Let K be an uncountable compact metric space. We prove that a prevalent f∈C(K,Rd) has many fibers with almost maximal Hausdorff dimension. This generalizes a theorem of Dougherty and yields that a prevalent f∈C(K,Rd) has graph of maximal Hausdorff dimension, generalizing a result of Bayart and Heurteaux. We obtain similar results for the packing dimension.
We show that for a prevalent f∈C([0,1]m,Rd) the set of y∈f([0,1]m) for which dimHf−1(y)=m contains a dense open set having full measure with respect to the occupation measure λm∘f−1, where dimH and λm denote the Hausdorff dimension and the m -dimensional Lebesgue measure, respectively. We also prove an analogous result when [0,1]m is replaced by any self-similar set satisfying the open set condition.

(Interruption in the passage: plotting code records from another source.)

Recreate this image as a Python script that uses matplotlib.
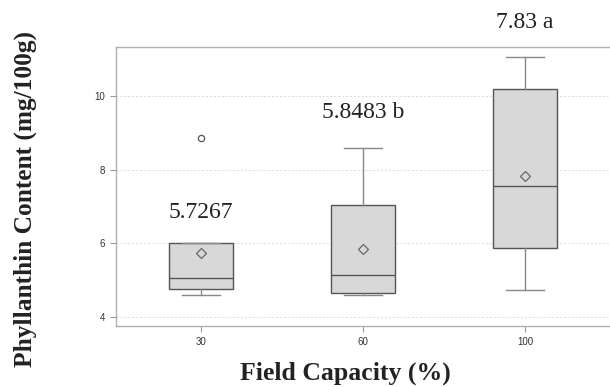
import matplotlib
matplotlib.use("Agg")
import matplotlib.pyplot as plt

# Field capacity treatments and phyllanthin box-plot summaries (mg/100g)
categories = ["30", "60", "100"]
q1 = [4.76, 4.63, 5.86]
medians = [5.04, 5.13, 7.56]
q3 = [6.01, 7.03, 10.20]
whisker_low = [4.58, 4.58, 4.72]
whisker_high = [6.01, 8.59, 11.07]
means = [5.7267, 5.8483, 7.83]
outliers = [[8.86], [], []]
mean_labels = ["5.7267", "5.8483 b", "7.83 a"]
label_y = [6.83, 9.54, 12.0]

fig = plt.figure(figsize=(6.1, 3.87), dpi=100)
ax = fig.add_axes([0.190, 0.158, 0.810, 0.720])

stats = []
for i, name in enumerate(categories):
    stats.append(dict(label=name, q1=q1[i], med=medians[i], q3=q3[i],
                      whislo=whisker_low[i], whishi=whisker_high[i],
                      mean=means[i], fliers=outliers[i]))

positions = list(range(len(categories)))
ax.bxp(stats, positions=positions, widths=0.4, capwidths=0.235,
       showmeans=True, patch_artist=True,
       boxprops=dict(facecolor="#d8d8d8", edgecolor="#555555", linewidth=1.0),
       medianprops=dict(color="#555555", linewidth=1.0),
       whiskerprops=dict(color="#888888", linewidth=1.0),
       capprops=dict(color="#888888", linewidth=1.0),
       meanprops=dict(marker="D", markersize=5, markerfacecolor="none",
                      markeredgecolor="#666666", markeredgewidth=0.9),
       flierprops=dict(marker="o", markersize=4.5, markerfacecolor="none",
                       markeredgecolor="#555555", markeredgewidth=0.9))

for x, txt, y in zip(positions, mean_labels, label_y):
    ax.text(x, y, txt, ha="center", va="center", fontsize=17,
            family="Liberation Serif", color="#222222", clip_on=False)

ax.set_xlim(-0.525, 2.525)
ax.set_ylim(3.747, 11.33)
ax.set_yticks([4, 6, 8, 10])
ax.set_yticklabels(["4", "6", "8", "10"])
ax.set_xticks(positions)
ax.set_xticklabels(categories)

for lab in ax.get_xticklabels() + ax.get_yticklabels():
    lab.set_family("Liberation Sans")
    lab.set_fontsize(7)
    lab.set_color("#333333")

ax.tick_params(axis="both", length=4, width=0.8, color="#999999", pad=4)
ax.yaxis.grid(True, color="#e0e0e0", linestyle=(0, (2, 1.5)), linewidth=0.8)
ax.set_axisbelow(True)

for side in ["top", "left", "bottom"]:
    ax.spines[side].set_color("#b0b0b0")
    ax.spines[side].set_linewidth(1.0)
ax.spines["right"].set_visible(False)

fig.text(0.041, 0.487, "Phyllanthin Content (mg/100g)", rotation=90,
         ha="center", va="center", fontsize=18.3, fontweight="bold",
         family="Liberation Serif", color="#222222")
fig.text(0.567, 0.018, "Field Capacity (%)", ha="center", va="baseline",
         fontsize=18.5, fontweight="bold", family="Liberation Serif",
         color="#222222")

fig.savefig("out.png", dpi=100)
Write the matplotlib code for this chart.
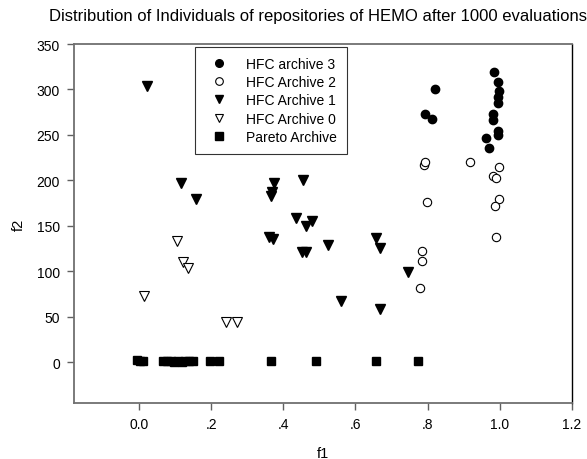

We cannot replace the occupation measure with Lebesgue measure in the above statement: We show that the functions f∈C[0,1] for which positively many level sets are singletons form a non-shy set in C[0,1]. In order to do so, we generalize a theorem of Antunović, Burdzy, Peres and Ruscher. As a complementary result we prove that the functions f∈C[0,1] for which dimHf−1(y)=1 for all y∈(minf,maxf) form a non-shy set in C[0,1].
We also prove sharper results in which large Hausdorff dimension is replaced by positive measure with respect to generalized Hausdorff measures, which answers a problem of Fraser and Hyde.